Medicare is the ever-growing elephant dragging the country under, so I’m pleased to see that its beneficiaries are starting to feel a bit of a squeeze. In Medicare rise could mean no Social Security COLA, the AP explains how Medicare premium increases are sucking up the full Social Security cost of living increase for many recipients:
When Medicare premiums rise more than Social Security payments, millions of people living on fixed incomes don’t get raises. On the other hand, most don’t get pay cuts, either, because a hold-harmless provision prevents higher Part B premiums from reducing Social Security payments for most people.

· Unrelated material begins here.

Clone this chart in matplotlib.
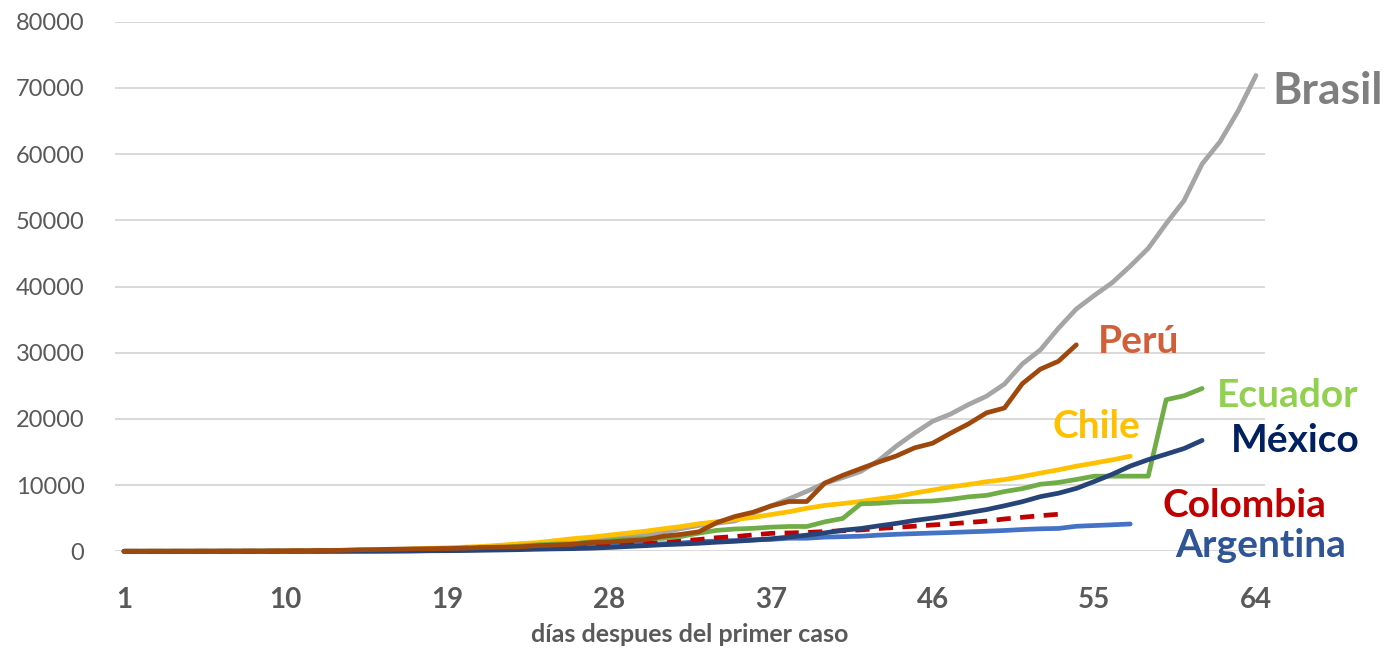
import matplotlib
matplotlib.use("Agg")
import matplotlib.pyplot as plt
import numpy as np

plt.rcParams['font.family'] = ['Lato', 'DejaVu Sans']

# ---------------- data (cumulative cases by day since first case) ----------------
brasil = [1, 1, 1, 1, 2, 2, 2, 2, 3, 8, 13, 19, 25, 25, 34, 52, 77, 98, 121, 200,
          234, 291, 428, 621, 904, 1128, 1546, 1891, 2201, 2433, 2915, 3417, 3904,
          4256, 4579, 5717, 6836, 7910, 9056, 10278, 11130, 12056, 13717, 15927,
          17857, 19638, 20727, 22169, 23430, 25262, 28320, 30425, 33682, 36599,
          38654, 40581, 43079, 45757, 49492, 52995, 58509, 61888, 66501, 71886]
peru = [1, 6, 7, 9, 11, 17, 22, 38, 43, 71, 86, 117, 145, 234, 263, 318, 363, 395,
        416, 480, 580, 635, 671, 852, 950, 1065, 1323, 1414, 1595, 1746, 2281, 2561,
        2954, 4342, 5256, 5897, 6848, 7519, 7519, 10303, 11475, 12491, 13489, 14420,
        15628, 16325, 17837, 19250, 20914, 21648, 25331, 27517, 28699, 31190]
chile = [1, 3, 4, 5, 7, 10, 13, 17, 23, 33, 43, 61, 75, 156, 201, 238, 342, 434, 537,
         632, 746, 922, 1142, 1306, 1610, 1909, 2139, 2449, 2738, 3031, 3404, 3737,
         4161, 4471, 4815, 5116, 5546, 5972, 6501, 6927, 7213, 7525, 7917, 8273, 8807,
         9252, 9730, 10088, 10507, 10832, 11296, 11812, 12306, 12858, 13331, 13813,
         14365]
ecuador = [1, 6, 7, 7, 10, 13, 14, 14, 14, 15, 15, 17, 17, 23, 28, 37, 58, 111, 168,
           260, 426, 532, 789, 981, 1082, 1173, 1403, 1595, 1823, 1924, 1962, 2240,
           2748, 3163, 3368, 3465, 3646, 3747, 3747, 4450, 4965, 7161, 7257, 7466,
           7529, 7603, 7858, 8225, 8450, 9022, 9468, 10128, 10398, 10850, 11350,
           11350, 11350, 11350, 22900, 23500, 24600]
mexico = [4, 5, 5, 5, 5, 5, 6, 6, 7, 7, 7, 8, 12, 15, 26, 41, 53, 82, 93, 118, 164,
          203, 251, 316, 367, 405, 475, 585, 717, 848, 993, 1094, 1215, 1378, 1510,
          1688, 1890, 2143, 2439, 2785, 3181, 3441, 3844, 4219, 4661, 5014, 5399,
          5847, 6297, 6875, 7497, 8261, 8772, 9501, 10544, 11633, 12872, 13842,
          14677, 15529, 16752]
colombia = [1, 1, 1, 1, 3, 3, 9, 9, 16, 24, 45, 57, 75, 102, 128, 196, 231, 277, 378,
            470, 491, 539, 608, 702, 798, 906, 1065, 1161, 1267, 1406, 1485, 1579,
            1780, 2054, 2223, 2473, 2709, 2776, 2852, 2979, 3105, 3233, 3439, 3621,
            3792, 3977, 4149, 4356, 4561, 4881, 5142, 5379, 5597]
argentina = [1, 1, 2, 8, 9, 12, 17, 19, 21, 31, 34, 45, 56, 65, 79, 97, 128, 158, 225,
             266, 301, 387, 387, 502, 589, 690, 745, 820, 1054, 1054, 1133, 1265, 1451,
             1554, 1628, 1715, 1795, 1975, 1975, 2142, 2208, 2277, 2443, 2571, 2669,
             2758, 2839, 2941, 3031, 3144, 3288, 3400, 3450, 3780, 3892, 4003, 4127]

x_ticks = [1, 10, 19, 28, 37, 46, 55, 64]
y_ticks = [0, 10000, 20000, 30000, 40000, 50000, 60000, 70000, 80000]
x_label = "días despues del primer caso"

# series: (name, values, line colour, label colour, linestyle, label x, label baseline y, fontsize)
series = [
    ("Argentina", argentina, "#4472C4", "#2F5597", "-", 59.5, -800, 28),
    ("Brasil", brasil, "#A5A5A5", "#7F7F7F", "-", 64.9, 67570, 32),
    ("Chile", chile, "#FFC000", "#FFC000", "-", 52.7, 17070, 28),
    ("Colombia", colombia, "#C00000", "#C00000", "--", 58.8, 5230, 28),
    ("Ecuador", ecuador, "#70AD47", "#92D050", "-", 61.8, 21750, 28),
    ("México", mexico, "#264478", "#002060", "-", 62.6, 15050, 28),
    ("Perú", peru, "#9E480E", "#D0603A", "-", 55.2, 30000, 28),
]

W, H = 1388, 649
fig = plt.figure(figsize=(W / 100, H / 100), dpi=100)
ax = fig.add_axes([115 / W, (H - 551.3) / H, 1150 / W, (551.3 - 21.7) / H])

for name, vals, lc, tc, ls, tx, ty, fs in series:
    days = np.arange(1, len(vals) + 1)
    ax.plot(days, vals, color=lc, lw=3.4, ls=ls, solid_capstyle='round',
            dash_capstyle='butt', dashes=(3, 2) if ls == "--" else (None, None),
            clip_on=False, zorder=3)
    ax.text(tx, ty, name, color=tc, fontsize=fs, fontweight='bold',
            ha='left', va='baseline', zorder=4)

ax.set_xlim(0.5, 64.5)
ax.set_ylim(0, 80000)
ax.set_xticks(x_ticks)
ax.set_yticks(y_ticks)
ax.set_yticklabels([str(v) for v in y_ticks])
ax.grid(axis='y', color='#D9D9D9', lw=1.4, zorder=0)
ax.set_axisbelow(True)
for s in ax.spines.values():
    s.set_visible(False)
ax.tick_params(axis='both', length=0)
ax.tick_params(axis='x', pad=26, labelsize=20, labelcolor='#595959')
ax.tick_params(axis='y', pad=22, labelsize=17, labelcolor='#595959')
for lab in ax.get_xticklabels():
    lab.set_fontweight('bold')
ax.set_xlabel(x_label, fontsize=18, fontweight='bold', color='#595959', labelpad=7)

fig.savefig("out.png", dpi=100)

Predictably, most of the article focused on the hardships visited on seniors whose finances are being hurt by the lack of a Social Security boost. But luckily, the article devotes at least a little space to telling the cold, hard truth:
Older people might feel they are falling behind because they haven’t had a raise since 2009, but many are benefiting, said Andrew Biggs, a former deputy commissioner of the Social Security Administration who is now a resident scholar at the American Enterprise Institute.
Consumer prices dropped, but Social Security benefits didn’t drop, Biggs said. At the same time, health care costs went up, but Part B premiums stayed the same for most beneficiaries.

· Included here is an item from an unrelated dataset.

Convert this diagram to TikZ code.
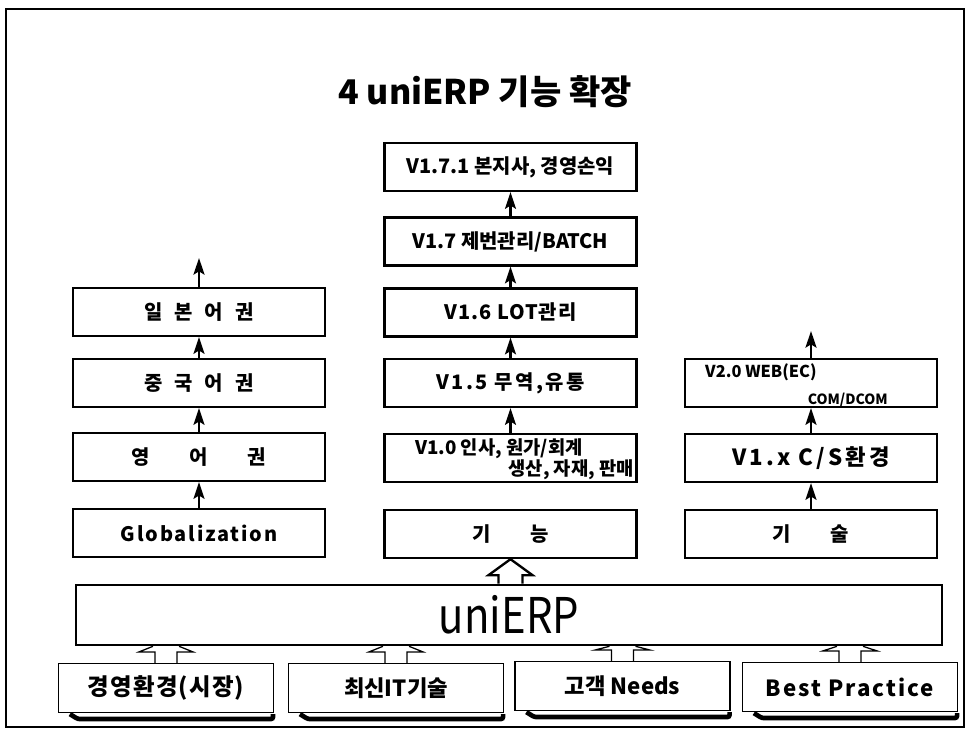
\documentclass[tikz,border=0pt]{standalone}
\usepackage{fontspec}
\setmainfont{Noto Sans CJK KR}
\usetikzlibrary{arrows.meta,calc}

\newcommand{\labfont}{\bfseries\fontsize{17}{20}\selectfont}

% hollow arrow from a base box up into the uniERP bar
\newcommand{\baseup}[1]{%
  \draw[hollow] ($(#1.north |- uni.south)+(-13,0)$) -- ($(#1.north)+(-27,-11)$) -- ($(#1.north)+(-11,-11)$) -- ($(#1.north)+(-11,0)$);
  \draw[hollow] ($(#1.north |- uni.south)+(13,0)$) -- ($(#1.north)+(27,-11)$) -- ($(#1.north)+(11,-11)$) -- ($(#1.north)+(11,0)$);
  \draw[tray] ($(#1.south west)+(12,1)$) -- ($(#1.south west)+(20,6)$) -- ($(#1.south east)+(-1,6)$) -- ($(#1.south east)+(-1,1)$);
}

\begin{document}
\begin{tikzpicture}[x=0.03cm,y=-0.03cm,
    verbox/.style={draw,line width=2pt,minimum width=7.56cm,minimum height=1.44cm,inner sep=0pt,font=\labfont},
    spaced/.style={verbox,font={\labfont\spaceskip=0.6em\relax}},
    wider/.style={verbox,font={\labfont\spaceskip=2em\relax}},
    basebox/.style={draw,line width=1pt,minimum width=6.45cm,minimum height=1.47cm,inner sep=0pt,font=\bfseries\fontsize{19}{22}\selectfont},
    up/.style={line width=1.9pt,-{Stealth[length=5mm,width=3.3mm,inset=1mm]}},
    hollow/.style={line width=1.1pt},
    tray/.style={line width=4pt,rounded corners=2pt}]
  \useasboundingbox (0,0) rectangle (968,731);
  \draw[line width=1.8pt] (6,9) rectangle (964,727);

  \node[font=\bfseries\fontsize{29}{32}\selectfont] (title) at (485,92) {4 uniERP 기능 확장};

  % centre column
  \node[verbox] (v171) at (510.5,167) {V1.7.1 본지사, 경영손익};
  \node[verbox] (v17) at (510.5,241.5) {V1.7 제번관리/BATCH};
  \node[verbox,font={\labfont\addfontfeatures{LetterSpace=5}}] (v16) at (510.5,312.5) {V1.6 LOT관리};
  \node[verbox,font={\labfont\addfontfeatures{LetterSpace=12}}] (v15) at (510.5,383) {V1.5 무역,유통};
  \node[verbox] (v10) at (510.5,458) {};
  \node[anchor=west,inner sep=0pt,font=\bfseries\fontsize{16}{18}\selectfont] (v10a) at (415,449) {V1.0 인사, 원가/회계};
  \node[anchor=east,inner sep=0pt,font=\bfseries\fontsize{16}{18}\selectfont] (v10b) at (634,470) {생산, 자재, 판매};
  \node[wider] (func) at (510.5,534) {기 능};

  % left column
  \node[spaced] (jpn) at (199,312) {일 본 어 권};
  \node[spaced] (chn) at (199,383) {중 국 어 권};
  \node[wider] (eng) at (199,457) {영 어 권};
  \node[verbox,font={\labfont\addfontfeatures{LetterSpace=9}}] (glob) at (199,533) {Globalization};
  \coordinate (jtop) at (199,258);

  % right column
  \node[verbox] (v20) at (811,383) {};
  \node[anchor=west,inner sep=0pt,font=\bfseries\fontsize{14}{16}\selectfont] (v20a) at (705,372) {V2.0 WEB(EC)};
  \node[anchor=base east,inner sep=0pt,font=\bfseries\fontsize{12}{14}\selectfont] (v20b) at (888,404) {COM/DCOM};
  \node[verbox,font={\bfseries\fontsize{19}{22}\selectfont\addfontfeatures{LetterSpace=14}}] (v1x) at (811,458) {V1.x C/S환경};
  \node[wider] (tech) at (811,534) {기 술};
  \coordinate (wtop) at (811,331);

  \draw[up] (v10.north) -- (v15.south);
  \draw[up] (v15.north) -- (v16.south);
  \draw[up] (v16.north) -- (v17.south);
  \draw[up] (v17.north) -- (v171.south);
  \draw[up] (glob.north) -- (eng.south);
  \draw[up] (eng.north) -- (chn.south);
  \draw[up] (chn.north) -- (jpn.south);
  \draw[up] (jpn.north) -- (jtop);
  \draw[up] (tech.north) -- (v1x.south);
  \draw[up] (v1x.north) -- (v20.south);
  \draw[up] (v20.north) -- (wtop);

  % base
  \node[draw,line width=2.2pt,minimum width=25.98cm,minimum height=1.8cm,inner sep=0pt,font=\fontsize{42}{44}\selectfont] (uni) at (509,615) {\scalebox{0.85}[1]{uniERP}};
  \draw[line width=2pt] ($(func.south |- uni.north)+(-12,0)$) -- ($(func.south)+(-12,16)$) -- ($(func.south)+(-22,16)$) -- (func.south)
    -- ($(func.south)+(22,16)$) -- ($(func.south)+(12,16)$) -- ($(func.south |- uni.north)+(12,0)$);

  \node[basebox,font={\bfseries\fontsize{20}{22}\selectfont\addfontfeatures{LetterSpace=5}}] (b1) at (166,688) {경영환경(시장)};
  \node[basebox] (b2) at (396,688) {최신IT기술};
  \node[basebox] (b3) at (622.5,686) {고객 Needs};
  \node[basebox,font={\bfseries\fontsize{19}{22}\selectfont\addfontfeatures{LetterSpace=9}}] (b4) at (850,687) {Best Practice};
  \baseup{b1}
  \baseup{b2}
  \baseup{b3}
  \baseup{b4}
\end{tikzpicture}
\end{document}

“They are better off because of that,” Biggs said. “Somebody else is paying for a greater share of their health care. This will get me hate mail, obviously. But it is what it is.”
While I feel badly for senior citizens living on a fixed income and paying more toward Medicare, I feel worse about younger, working people who pay into Medicare, Social Security and the general coffers (through income tax) in order to pay for seniors’ pensions and health care. Many of these folks don’t have health insurance themselves, and certainly won’t be in a position to enjoy the relatively generous benefits received by those on Social Security and Medicare today.
I’d like to see Social Security payments actually drop (not just hold steady) when Medicare cost increases are high. That might give seniors more of a stake in helping the country address the health care cost conundrum.